The screeching elevated train swells on the soundtrack as Michael steels himself — expressive, non-literal sound design carrying his interior state.

Watch for

  • The rising screech of the elevated train on the soundtrack as Michael sits, steeling himself.
  • How the sound grows louder and more abrasive than realism allows — expressive, not literal.
  • The way the noise externalises Michael's pounding nerves before he crosses a line he can't uncross.

A worked reading · COCA

CContention
Coppola uses expressive, non-literal sound to put us inside Michael's nerves at the instant he becomes a killer.
OObservation
As Michael waits, the screech of a passing elevated train swells unnaturally high on the soundtrack, almost drowning the dialogue.
CConnotation
Pushing a real-world sound far past realistic volume turns it into a direct expression of Michael's interior panic and the enormity of what he is about to do.
AAudience
We feel his dread mounting from the inside, so the murder reads as a psychological threshold rather than just an action.

Your turn

  1. Is the train sound realistic, or louder than it 'should' be?
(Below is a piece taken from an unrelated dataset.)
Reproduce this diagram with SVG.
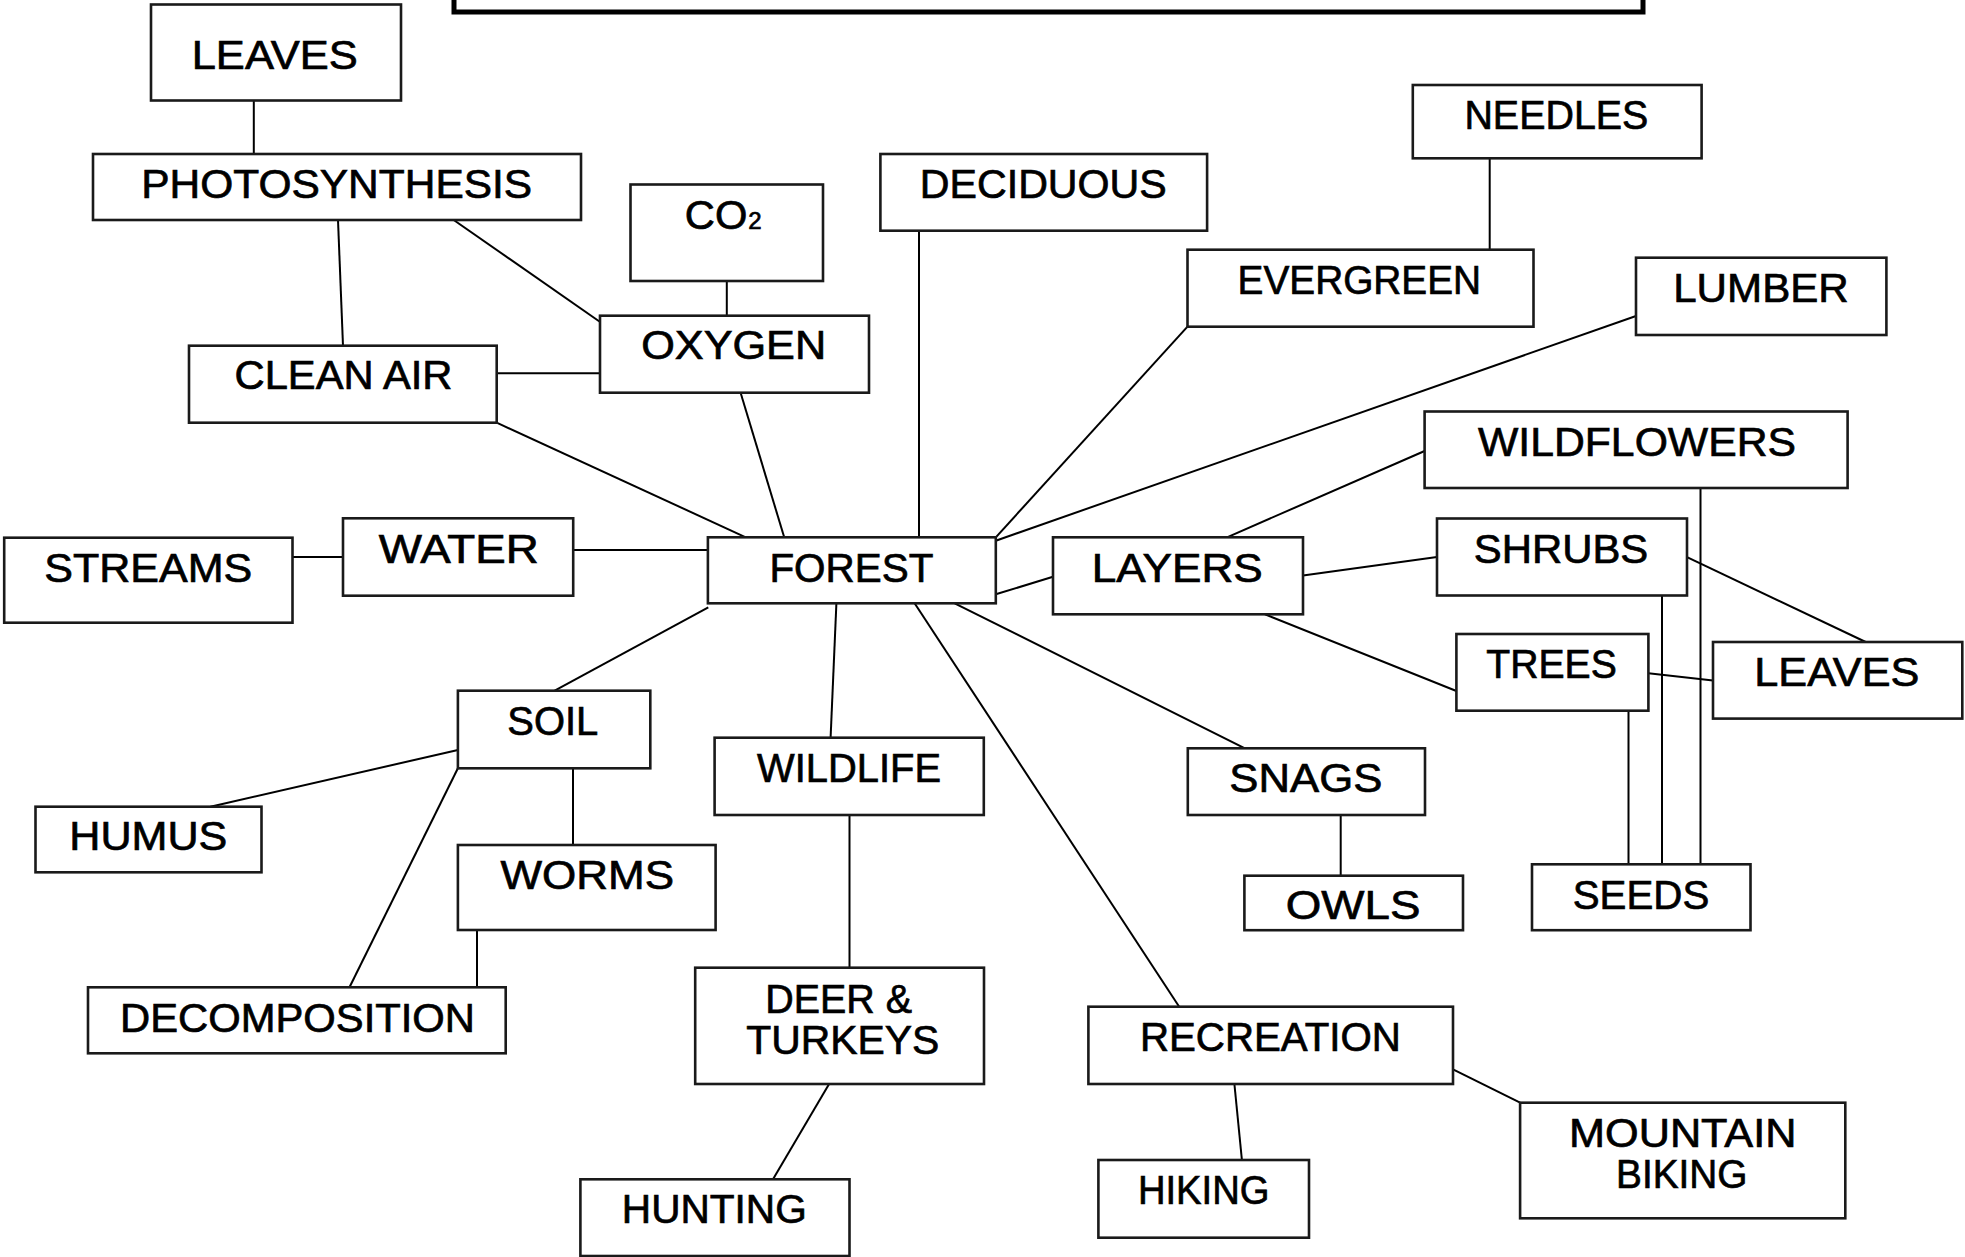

Why might the filmmaker exaggerate it?
  2. What is the difference between literal sound effects and expressive sound? Which is this?
  3. How does the soundtrack tell us about Michael's state of mind without any dialogue?
For teachers

An excellent example of expressive (non-literal) sound design. A tense scene that ends in violence — preview for younger groups. Pairs with the Audio page.